(Recasts, adds comments from Finance Minister, central bank)
SANTIAGO, Jan 5 (Reuters) - Chile’s economy, which depends heavily on copper exports and consumer demand, is on track to post its weakest annual growth in five years in 2014, central bank data showed on Monday.
The economy of the world’s top copper producer has been slowing for several quarters, hampered by cooling investment in the mining sector as the copper price has fallen, with the slowdown compounded by falling household consumption.
In November, Chile’s IMACEC economic activity index , encompassing about 90 percent of the economy tallied in gross domestic product figures, rose 1.3 percent from the same month a year ago, according to the central bank.

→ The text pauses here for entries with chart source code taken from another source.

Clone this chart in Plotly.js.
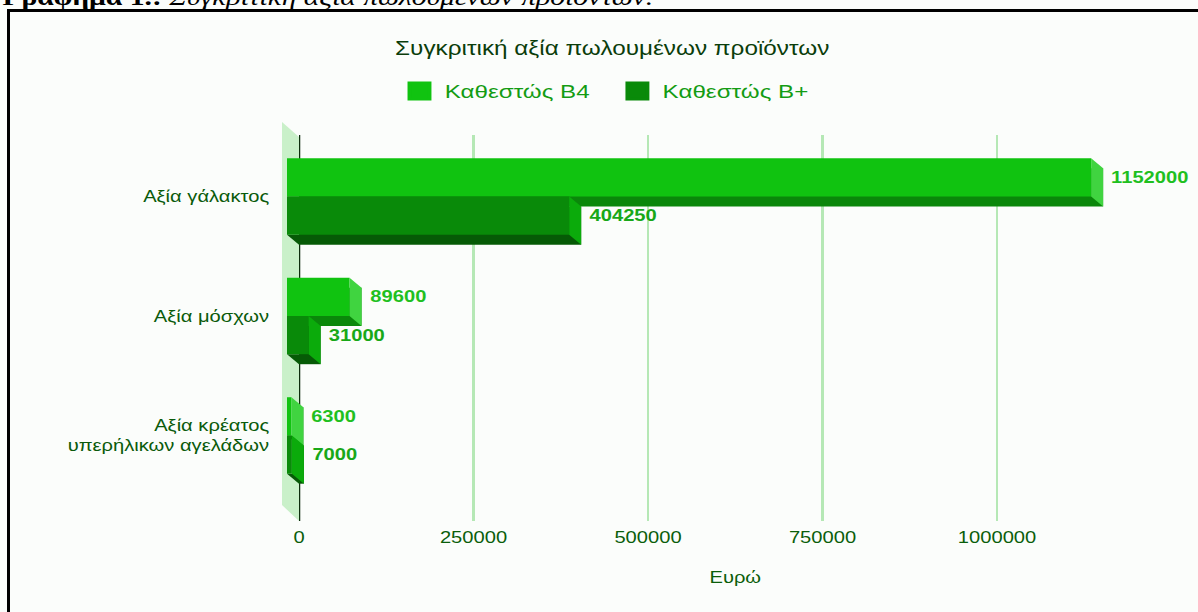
<!DOCTYPE html>
<html>
<head>
<meta charset="utf-8">
<script src="https://cdn.plot.ly/plotly-3.0.1.min.js"></script>
<style>
  html, body { margin: 0; padding: 0; background: #ffffff; overflow: hidden; }
  #wrap { position: relative; width: 1198px; height: 612px; overflow: hidden; }
  #chart { position: absolute; left: 0; top: 0; width: 951px; height: 612px; transform-origin: 0 0; }
  #frame { position: absolute; left: 7px; top: 9px; width: 1300px; height: 700px; border: 3px solid #000; box-sizing: border-box; pointer-events: none; }
</style>
</head>
<body>
<div id="wrap">
  <div id="chart"></div>
  <div id="frame"></div>
</div>
<script>
// ---------------- data ----------------
const categories = ['Αξία γάλακτος', 'Αξία μόσχων', 'Αξία κρέατος<br>υπερήλικων αγελάδων'];
const seriesNames = ['Καθεστώς Β4', 'Καθεστώς Β+'];
const valuesB4 = [1152000, 89600, 6300];
const valuesBplus = [404250, 31000, 7000];
const xTickVals = [0, 250000, 500000, 750000, 1000000, 1250000];
const xTickText = ['0', '250000', '500000', '750000', '1000000', ''];
const chartTitle = 'Συγκριτική αξία πωλουμένων προϊόντων';
const xAxisTitle = 'Ευρώ';
const captionBold = 'Γράφημα 1.:';
const captionItalic = ' Συγκριτική αξία πωλουμένων προϊόντων.';

// ---------------- geometry / style ----------------
const W = 951, H = 612, S = 1198 / W;
const M = {l: 220, r: 21, t: 125, b: 91};
const areaW = W - M.l - M.r, areaH = H - M.t - M.b;
const depthX = 12 / S, depthY = 10;
const x0px = 299 / S;                    // pixel of x=0 on back plane
const xDom = [(x0px - M.l) / areaW, 1];
const x2Dom = [(x0px - depthX - M.l) / areaW, 1 - depthX / areaW];
const yDom = [0, (areaH - depthY) / areaH];
const y2Dom = [depthY / areaH, 1];
const yRange = [2.632, -0.598];
const xRange = [0, 1250000];
const bargap = 0.36;
const unitPx = (areaH - depthY) / (yRange[0] - yRange[1]);
const barW = (1 - bargap) / 2;
const halfH = barW / 2 * unitPx;

const FONT = 'Liberation Sans, Arial, sans-serif';
const col = {
  b4: {front: '#10c310', side: '#40d440', bottom: '#0a870a', label: '#1fc01f'},
  bp: {front: '#098a09', side: '#0bab0b', bottom: '#065a06', label: '#18a818'}
};

const series = [
  {name: seriesNames[0], vals: valuesB4, c: col.b4, off: -barW / 2},
  {name: seriesNames[1], vals: valuesBplus, c: col.bp, off: barW / 2}
];

const traces = [];
// back planes (bottom faces)
series.forEach(s => traces.push({
  type: 'bar', orientation: 'h', x: s.vals, y: categories, name: s.name,
  xaxis: 'x', yaxis: 'y', marker: {color: s.c.bottom, line: {width: 0}},
  showlegend: false, hoverinfo: 'skip'
}));
// front faces
series.forEach(s => traces.push({
  type: 'bar', orientation: 'h', x: s.vals, y: categories, name: s.name,
  xaxis: 'x2', yaxis: 'y2', marker: {color: s.c.front, line: {width: 0}},
  showlegend: false
}));
// legend entries
series.forEach(s => traces.push({
  type: 'scatter', mode: 'markers', x: [null], y: [null], name: s.name,
  xaxis: 'x2', yaxis: 'y2',
  marker: {symbol: 'square', size: 16, color: s.c.front, line: {width: 3, color: s.c.front}},
  showlegend: true, hoverinfo: 'skip'
}));

const shapes = [];
// side wall
shapes.push({
  type: 'path', layer: 'below', xref: 'paper', yref: 'paper',
  xsizemode: 'pixel', ysizemode: 'pixel', xanchor: xDom[0], yanchor: 0,
  path: `M ${-13.5},${16} L 0,0 L 0,${areaH - depthY - 2} L ${-13.5},${areaH - depthY + 13} Z`,
  fillcolor: '#c9f0c9', line: {width: 0}
});
// zero line
shapes.push({
  type: 'line', layer: 'between', xref: 'x', yref: 'y',
  x0: 0, x1: 0, y0: yRange[0], y1: yRange[1],
  line: {color: '#0d2d0d', width: 2}
});
series.forEach(s => {
  s.vals.forEach((v, i) => {
    const yc = i + s.off;
    shapes.push({
      type: 'path', layer: 'between', xref: 'x2', yref: 'y2',
      xsizemode: 'pixel', ysizemode: 'pixel', xanchor: 0, yanchor: yc,
      path: `M 0,${-halfH} L ${depthX},${-halfH} L ${depthX},${-halfH - depthY} Z`,
      fillcolor: s.c.bottom, line: {width: 0}
    });
    shapes.push({
      type: 'path', layer: 'above', xref: 'x2', yref: 'y2',
      xsizemode: 'pixel', ysizemode: 'pixel', xanchor: v, yanchor: yc,
      path: `M 0,${halfH} L ${depthX},${halfH - depthY} L ${depthX},${-halfH - depthY} L 0,${-halfH} Z`,
      fillcolor: s.c.side, line: {width: 0}
    });
  });
});

const annotations = [];
series.forEach(s => s.vals.forEach((v, i) => annotations.push({
  xref: 'x', yref: 'y2', x: v, y: i + s.off, xanchor: 'left', yanchor: 'middle',
  xshift: 4.5, text: String(v), showarrow: false,
  font: {family: FONT, size: 16, color: s.c.label, weight: 'bold'}
})));
annotations.push({
  xref: 'paper', yref: 'paper', x: (0 - M.l) / areaW, y: (areaH + M.t - 12) / areaH,
  xanchor: 'left', yanchor: 'bottom', showarrow: false,
  text: '<b>' + captionBold + '</b><i>' + captionItalic + '</i>',
  font: {family: 'Liberation Serif, Times New Roman, serif', size: 23.5, color: '#000'}
});

const axBase = {showgrid: false, zeroline: false, showline: false, fixedrange: true};
const layout = {
  width: W, height: H, margin: M,
  paper_bgcolor: '#fbfdfb', plot_bgcolor: 'rgba(0,0,0,0)',
  font: {family: FONT},
  barmode: 'group', bargap: bargap, bargroupgap: 0,
  title: {text: chartTitle, font: {family: FONT, size: 19.3, color: '#0b3d0b'},
          xref: 'container', x: 486 / W, xanchor: 'center', yref: 'container', y: 1 - 48 / H, yanchor: 'middle'},
  legend: {orientation: 'h', xref: 'container', x: 486 / W, xanchor: 'center',
           yref: 'container', y: 1 - 91 / H, yanchor: 'middle', entrywidth: 128, entrywidthmode: 'pixels',
           font: {family: FONT, size: 19.2, color: '#139c13'}, bgcolor: 'rgba(0,0,0,0)'},
  xaxis: Object.assign({}, axBase, {
    domain: xDom, range: xRange, anchor: 'y',
    showgrid: true, gridcolor: '#b5e8b5', gridwidth: 2,
    tickmode: 'array', tickvals: xTickVals, ticktext: xTickText,
    ticks: 'outside', ticklen: 2, tickcolor: 'rgba(0,0,0,0)',
    tickfont: {family: FONT, size: 16, color: '#0a5e0a'},
    title: {text: xAxisTitle, standoff: 26, font: {family: FONT, size: 16, color: '#0a5e0a'}},
    automargin: false
  }),
  yaxis: Object.assign({}, axBase, {
    domain: yDom, range: yRange, anchor: 'x', type: 'category', showticklabels: false
  }),
  xaxis2: Object.assign({}, axBase, {
    domain: x2Dom, range: xRange, anchor: 'y2', showticklabels: false
  }),
  yaxis2: Object.assign({}, axBase, {
    domain: y2Dom, range: yRange, anchor: 'x2', type: 'category',
    ticks: 'outside', ticklen: 10, tickcolor: 'rgba(0,0,0,0)',
    tickfont: {family: FONT, size: 16, color: '#0a5a0a'}, automargin: false
  }),
  shapes: shapes, annotations: annotations, hovermode: false
};

const el = document.getElementById('chart');
el.style.transform = 'scaleX(' + S + ')';
Plotly.newPlot(el, traces, layout, {displayModeBar: false, staticPlot: true});
</script>
</body>
</html>
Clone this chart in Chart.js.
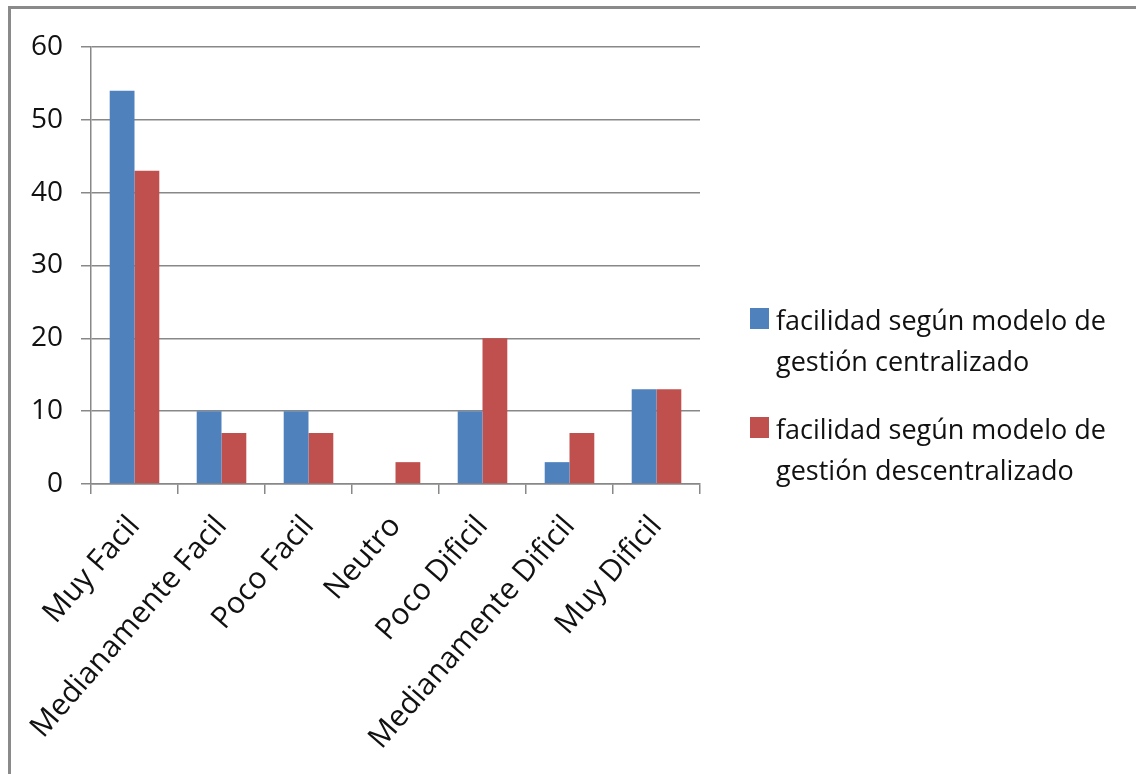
<!DOCTYPE html>
<html>
<head>
<meta charset="utf-8">
<script src="https://cdn.jsdelivr.net/npm/chart.js@4/dist/chart.umd.min.js"></script>
<style>
  html, body { margin: 0; padding: 0; background: #fff; }
  #wrap { position: relative; width: 1136px; height: 774px; overflow: hidden; }
  #frame { position: absolute; left: 8px; top: 6px; width: 1140px; height: 800px;
           border-left: 3px solid #8a8a8a; border-top: 3px solid #8a8a8a; box-sizing: border-box; }
  #myChart { position: absolute; left: 0; top: 0; }
  #legend { position: absolute; left: 750px; top: 299px; font-family: "Open Sans", sans-serif;
            font-size: 27px; color: #111; line-height: 41px; }
  .item { position: relative; padding-left: 26px; margin-bottom: 27px; }
  .box { position: absolute; left: 0; top: 9px; width: 19px; height: 21px; }
</style>
</head>
<body>
<div id="wrap">
  <div id="frame"></div>
  <canvas id="myChart" width="1136" height="774"></canvas>
  <div id="legend"></div>
</div>
<script>
var categories = ["Muy Facil", "Medianamente Facil", "Poco Facil", "Neutro", "Poco Dificil", "Medianamente Dificil", "Muy Dificil"];
var centralizado = [54, 10, 10, 0, 10, 3, 13];
var descentralizado = [43, 7, 7, 3, 20, 7, 13];
var seriesNames = [
  ["facilidad según modelo de", "gestión centralizado"],
  ["facilidad según modelo de", "gestión descentralizado"]
];
var yTicks = [0, 10, 20, 30, 40, 50, 60];

var colors = ["#4F81BD", "#C0504D"];

var ctx = document.getElementById("myChart");
var myBarChart = new Chart(ctx, {
  type: 'bar',
  data: {
    labels: categories,
    datasets: [
      { label: seriesNames[0].join(" "), data: centralizado, backgroundColor: colors[0] },
      { label: seriesNames[1].join(" "), data: descentralizado, backgroundColor: colors[1] }
    ]
  },
  options: {
    responsive: false,
    animation: false,
    layout: { padding: { top: 47, right: 436, left: 0, bottom: 0 } },
    plugins: { legend: { display: false }, tooltip: { enabled: false } },
    datasets: { bar: { barPercentage: 1, categoryPercentage: 0.57 } },
    scales: {
      x: {
        afterFit: function (s) { s.height = 290; },
        grid: { display: true, drawOnChartArea: false, offset: true, tickLength: 10, color: '#888', lineWidth: 1.5 },
        border: { display: true, color: '#888', width: 1.5 },
        ticks: { minRotation: 49, maxRotation: 49, color: '#111', padding: 15,
                 font: { family: 'Open Sans', size: 30 } }
      },
      y: {
        min: 0, max: 60,
        afterFit: function (s) { s.width = 91; },
        afterBuildTicks: function (s) { s.ticks = yTicks.map(function (v) { return { value: v }; }); },
        grid: { color: '#888', lineWidth: 1.5, tickLength: 10 },
        border: { display: true, color: '#888', width: 1.5 },
        ticks: { color: '#111', padding: 18, font: { family: 'Open Sans', size: 28 } }
      }
    }
  }
});

var legend = document.getElementById("legend");
seriesNames.forEach(function (lines, i) {
  var item = document.createElement("div");
  item.className = "item";
  item.innerHTML = '<span class="box" style="background:' + colors[i] + '"></span>' + lines.join("<br>");
  legend.appendChild(item);
});
</script>
</body>
</html>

The growth was largely driven by value added services, and partly offset by continued falls in mining, manufacturing, and retail, the central bank said.
“Forecasts were made about a month ago that Chile’s economy would close out the year (2014) with growth of around 1.7 percent. This data confirms that,” said Finance Minister Alberto Arenas to reporters on Monday.
That would be the slowest economic growth since a 2009 recession.
In comparison with October, economic activity in November increased a seasonally adjusted 0.2 pct.
“The latest evidence suggests the real business cycle has stabilized at a subdued pace in recent months. We expect the economy to post a gradual, sluggish recovery in the quarters ahead, with growth firming slightly towards 2.5 percent on the back of stimulative monetary and fiscal policies,” said Tiago Severo, economist at Goldman Sachs.
To help prop up the economy, the central bank cut the key interest rate 200 basis points between October 2013 and October 2014, but recently indicated it would pause its easing cycle to give above-target inflation time to cool.